3. Strong data governance
A good data governance framework is the third key success factor. While the first two success factors make up part of the overall data governance, the overall framework you put in place in your project or organization is critical. In my opinion the most important part of this is having a single point of responsibility. An information architect or data architect who is ultimately responsible for data governance of your knowledge graph.
It cannot be a free-for-all approach to managing the data in the graph or the first law of thermodynamics (information-dynamics) will again ensure your graph turns into a high entropy popcorn machine over time. Just like an experienced data architect or DB administrator would have responsibility for an SQL database, that same level of responsibility is important. At least one person must be responsible for, or understand:
- the entire data model
- the impact of introducing changes to the model, including
- how existing data in the graph is impacted by those changes
- the impact on and of inference and reasoning
- how performance of services and APIs may be affected
- If any downstream consumers / apps might break
- how developers might write queries against the graph
- testing logical integrity
Why is Data Graphs different?
How does our own product Data Graphs address these challenges? When we designed Data Graphs we brought together all our experience in building enterprise graph database platforms, and designed solutions to these success factors as core pillars of the product.

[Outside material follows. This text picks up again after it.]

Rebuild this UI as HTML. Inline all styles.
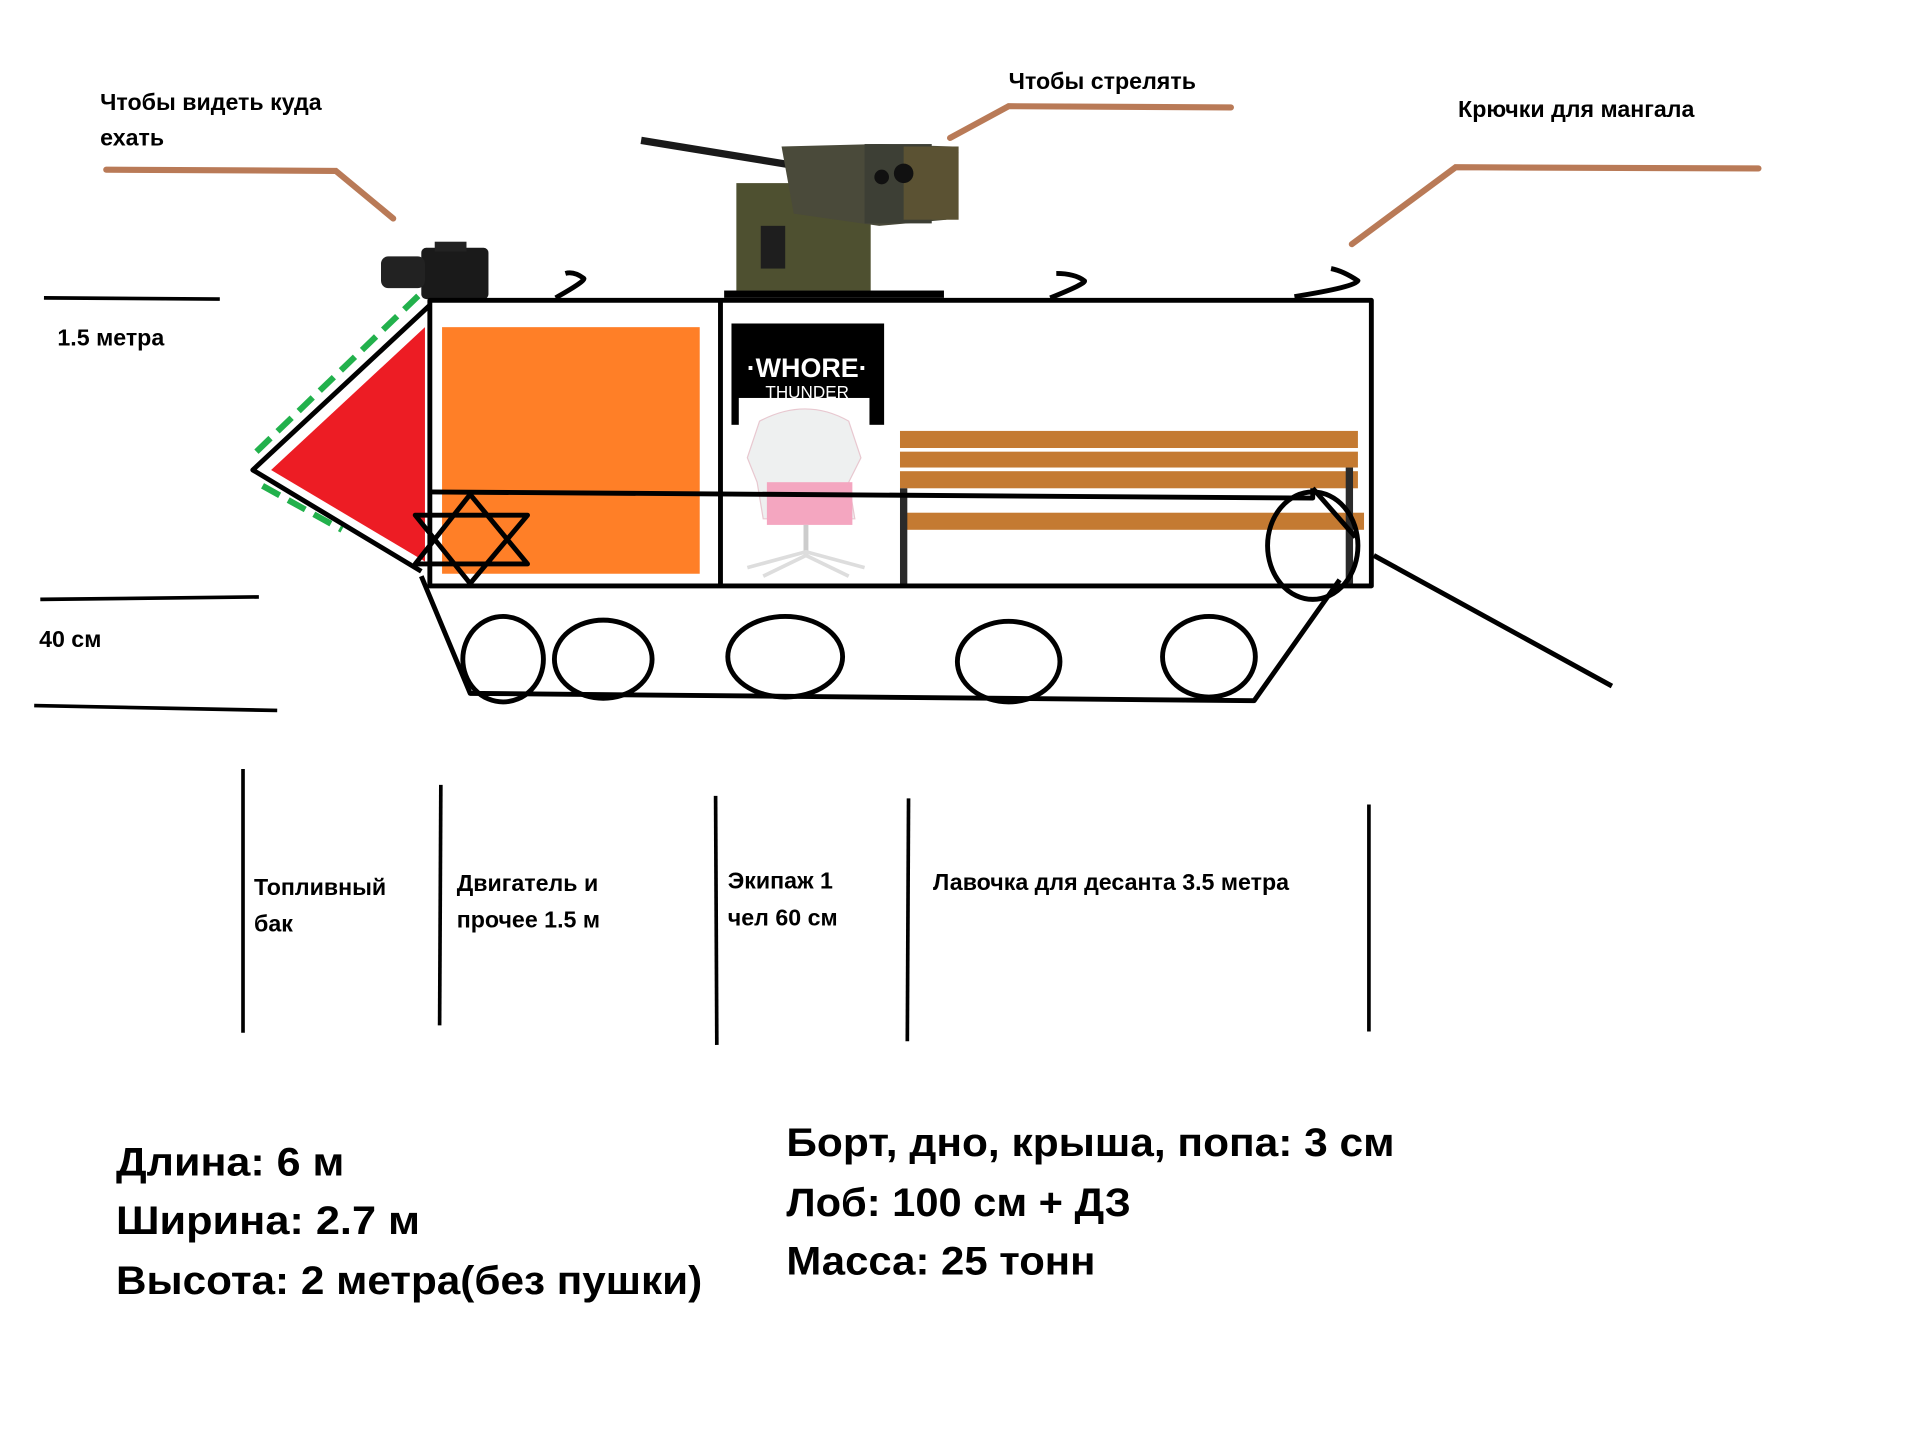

We wanted Data Graphs to lower the barrier to entry to running a knowledge graph, and make it virtually infallible to mess up. It brings together the best bits of JSON stores, RDF graphs, and property-label graphs.
✅ Logical integrity: by putting the domain model/ontology central to the platform and having total control of the whole data stack (as a SaaS product) we can ensure logical integrity is guaranteed.
- Data Graphs does not allow data to be inserted that does not conform to the data model you create.
- You have to design an ontology (or some of your model) before you can insert data.
- We observe and encourage strong data-typing, supporting all the usual data types - booleans, decimals, integers, text strings, keywords, dates, datetimes, times, urls etc and validate that data inserted matches the data types in the model.
- We support very easy to use property validation constraints which are applied at the model level. These include optional constraints such as cardinality, range validation on all datatype properties, regex and character counts on text fields etc.
✅ APIs and Services: Data Graphs can only be interacted with via well constructed, developer friendly JSON / JSON-LD APIs and its User Interface. The UX and these APIs have been tested by us, guarantee conformity of data to the model (including any validation constraints) returning explanatory 400 responses if the data does not conform.
✅ Data Governance: Data Graphs is so easy to use, and with the benefit of guaranteed logical integrity, it makes the job of data governance significantly less demanding. A much less experienced data engineer, information practitioner or developer can work with the platform without really needing to understand the complexities of RDF or inference to work with it.
Using Data Graphs makes it hard to mess up your knowledge graph
Ultimately, if you are using Data Graphs it is hard to create chaos. It is hard to mess up. We have solved the difficult bits for you. We have made the ontology model central to data governance, guaranteed logical integrity, built the APIs, and have created the visualisations, the tools and user experience to manage your data. You can be up and running ludicrously quickly and immediately deliver knowledge graph innovation for your products, apps, and business systems.